Recent customer wins for the company have seen it deployed by YouGov, the firm made MongoDB 3.0 its default non-relational database which helps the surveying firm deal with 2-4gb of new data it captures on average every hour.
Redis offers a disk-backed in-memory database which makes it one of the faster offerings in the market which makes it well suited to workloads that have rapid changing data and an approximate data size estimate.
In addition to this it is well suited data analytics given its fast processing speeds.
The company has been busy improving its offering in the past couple of months with integration for Spark SQL, along with a new Spark-Redis connector that is designed to speed up certain big data analytics tasks by 100 times or more, the company said.
The Spark-Redis connector will provide an open source library for reading and writing data from and to a Redis cluster with Spark, the move aims to capitalise on the growing popularity of the Hadoop tool.

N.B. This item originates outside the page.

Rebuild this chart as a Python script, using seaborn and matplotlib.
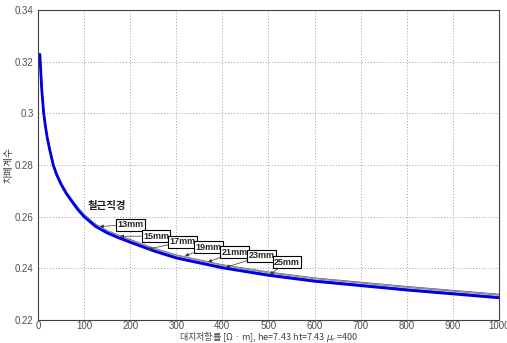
import matplotlib
matplotlib.use("Agg")
import matplotlib.pyplot as plt
import seaborn as sns
import pandas as pd

# ---- data ----
resistivity = [4, 5, 8, 12, 16, 20, 25, 33, 40, 50, 62, 75, 87, 100, 125, 150, 175, 200, 250, 300, 400, 500, 600, 800, 1000]
coef_13mm = [0.3228, 0.3195, 0.3096, 0.3007, 0.2952, 0.2908, 0.2866, 0.2805, 0.2769, 0.2731, 0.2694, 0.2662, 0.2633, 0.2608, 0.2570, 0.2546, 0.2527, 0.2511, 0.2478, 0.2451, 0.2413, 0.2385, 0.2362, 0.2329, 0.2299]
coef_15mm = [0.3228, 0.3195, 0.30958, 0.30067, 0.29517, 0.29075, 0.28653, 0.28042, 0.27682, 0.2730, 0.2693, 0.26608, 0.26318, 0.26067, 0.25687, 0.25445, 0.25255, 0.25093, 0.24763, 0.24492, 0.24112, 0.2383, 0.2360, 0.23268, 0.22968]
coef_17mm = [0.3228, 0.3195, 0.30957, 0.30063, 0.29513, 0.2907, 0.28647, 0.28033, 0.27673, 0.2729, 0.2692, 0.26597, 0.26307, 0.26053, 0.25673, 0.2543, 0.2524, 0.25077, 0.24747, 0.24473, 0.24093, 0.2381, 0.2358, 0.23247, 0.22947]
coef_19mm = [0.3228, 0.3195, 0.30955, 0.3006, 0.2951, 0.29065, 0.2864, 0.28025, 0.27665, 0.2728, 0.2691, 0.26585, 0.26295, 0.2604, 0.2566, 0.25415, 0.25225, 0.2506, 0.2473, 0.24455, 0.24075, 0.2379, 0.2356, 0.23225, 0.22925]
coef_21mm = [0.3228, 0.3195, 0.30953, 0.30057, 0.29507, 0.2906, 0.28633, 0.28017, 0.27657, 0.2727, 0.2690, 0.26573, 0.26283, 0.26027, 0.25647, 0.2540, 0.2521, 0.25043, 0.24713, 0.24437, 0.24057, 0.2377, 0.2354, 0.23203, 0.22903]
coef_23mm = [0.3228, 0.3195, 0.30952, 0.30053, 0.29503, 0.29055, 0.28627, 0.28008, 0.27648, 0.2726, 0.2689, 0.26562, 0.26272, 0.26013, 0.25633, 0.25385, 0.25195, 0.25027, 0.24697, 0.24418, 0.24038, 0.2375, 0.2352, 0.23182, 0.22882]
coef_25mm = [0.3228, 0.3195, 0.3095, 0.3005, 0.2950, 0.2905, 0.2862, 0.2800, 0.2764, 0.2725, 0.2688, 0.2655, 0.2626, 0.2600, 0.2562, 0.2537, 0.2518, 0.2501, 0.2468, 0.2440, 0.2402, 0.2373, 0.2350, 0.2316, 0.2286]
diameters = ["13mm", "15mm", "17mm", "19mm", "21mm", "23mm", "25mm"]
series = [coef_13mm, coef_15mm, coef_17mm, coef_19mm, coef_21mm, coef_23mm, coef_25mm]

# label positions (box) and arrow targets (data coords)
label_box_x = [200, 256, 314, 369, 427, 485, 540]
label_box_y = [0.2569, 0.2525, 0.2503, 0.2482, 0.2463, 0.2448, 0.2424]
arrow_tip_x = [134, 178, 238, 319, 369, 408, 503]
arrow_tip_y = [0.2562, 0.2524, 0.2474, 0.2448, 0.2425, 0.2404, 0.2376]

xticks = [0, 100, 200, 300, 400, 500, 600, 700, 800, 900, 1000]
yticks = [0.22, 0.24, 0.26, 0.28, 0.30, 0.32, 0.34]
ytick_labels = ["0.22", "0.24", "0.26", "0.28", "0.3", "0.32", "0.34"]

df = pd.concat([
    pd.DataFrame({"x": resistivity, "y": s, "d": d}) for d, s in zip(diameters, series)
])

sns.set_style("white")
plt.rcParams['font.family'] = ['Noto Sans CJK KR', 'DejaVu Sans']

fig = plt.figure(figsize=(5.07, 3.43), dpi=100)
ax = fig.add_axes([0.075, 0.067, 0.909, 0.904])

palette = {"13mm": "#4c4c6c", "15mm": "#b4b4c8", "17mm": "#6c6c8c",
           "19mm": "#cfcfdc", "21mm": "#7a7a9c", "23mm": "#2a2aa8", "25mm": "#0000e6"}
widths = {"13mm": 1.0, "15mm": 1.0, "17mm": 1.0, "19mm": 1.0, "21mm": 1.0, "23mm": 1.0, "25mm": 2.0}
for d in diameters:
    sub = df[df["d"] == d]
    sns.lineplot(data=sub, x="x", y="y", color=palette[d], lw=widths[d], ax=ax,
                 legend=False, estimator=None, sort=False)

ax.set_xlim(0, 1000)
ax.set_ylim(0.22, 0.34)
ax.set_xticks(xticks)
ax.set_yticks(yticks)
ax.set_yticklabels(ytick_labels)
ax.grid(True, linestyle=(0, (1, 2)), color="#a0a0a0", lw=0.7)
ax.tick_params(direction="in", length=3, width=0.6, colors="#404040",
               labelsize=7, labelcolor="#505050", pad=3)
ax.tick_params(axis="x", pad=1)
for sp in ax.spines.values():
    sp.set_color("#404040")
    sp.set_linewidth(0.8)
for lab in ax.get_xticklabels() + ax.get_yticklabels():
    lab.set_family(['Liberation Sans', 'DejaVu Sans'])

ax.set_xlabel(r'대지저항률 [Ω · m], he=7.43 ht=7.43 $\mu_r$ =400', fontsize=6.5,
              color="#404040")
ax.xaxis.set_label_coords(0.5, -0.054)
ax.xaxis.label.set_va("center")
ax.set_ylabel('차폐계수', fontsize=7, color="#404040")
ax.yaxis.set_label_coords(-0.063, 0.5)
ax.yaxis.label.set_va("center")

ax.text(150, 0.2640, '철근직경', fontsize=7.5, color="#222222",
        ha="center", va="center", fontweight="bold")

for d, bx, by, tx, ty in zip(diameters, label_box_x, label_box_y, arrow_tip_x, arrow_tip_y):
    ax.annotate(d, xy=(tx, ty), xytext=(bx, by), fontsize=6.5, fontweight="bold",
                family=['Liberation Sans', 'DejaVu Sans'], ha="center", va="center",
                bbox=dict(boxstyle="square,pad=0.15", fc="white", ec="black", lw=0.8),
                arrowprops=dict(arrowstyle="-|>", lw=0.5, color="#333333",
                                mutation_scale=5, shrinkA=0, shrinkB=0))

fig.savefig("out.png", dpi=100)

Enhancements have been helped by a $15 million Series B funding round which it closed last year. Bain Capital led the round with Carmel Ventures and Silicon Valley Bank. The funding means that it has now raised $28 million.
Cassandra was created at Facebook and has emerged as a hybrid of a column-oriented database with a key-value store. The ability to group families gives users the feeling of tables and helps with replication and consistency for linear scaling.
Data is written to Cassandra in a way that provides both full data durability and high performance; the data is first recorded in an on-disk commit log and then written to a memory-based structure that is called a memtable.
Its main appeal is that it can be used for managing large scale volumes of data such as web/click analytics and measurements from the Internet of Things; this is because it is well suited to quickly written inputs.
Cassandra is written in Java and its protocol CQL3 is designed to offer a similar feel to SQL, although it offers no JOINs or aggregate functions.
The open source database became a top-level Apache project in 2010 which helps the database to remain fresh with constant innovations that come from the open source community.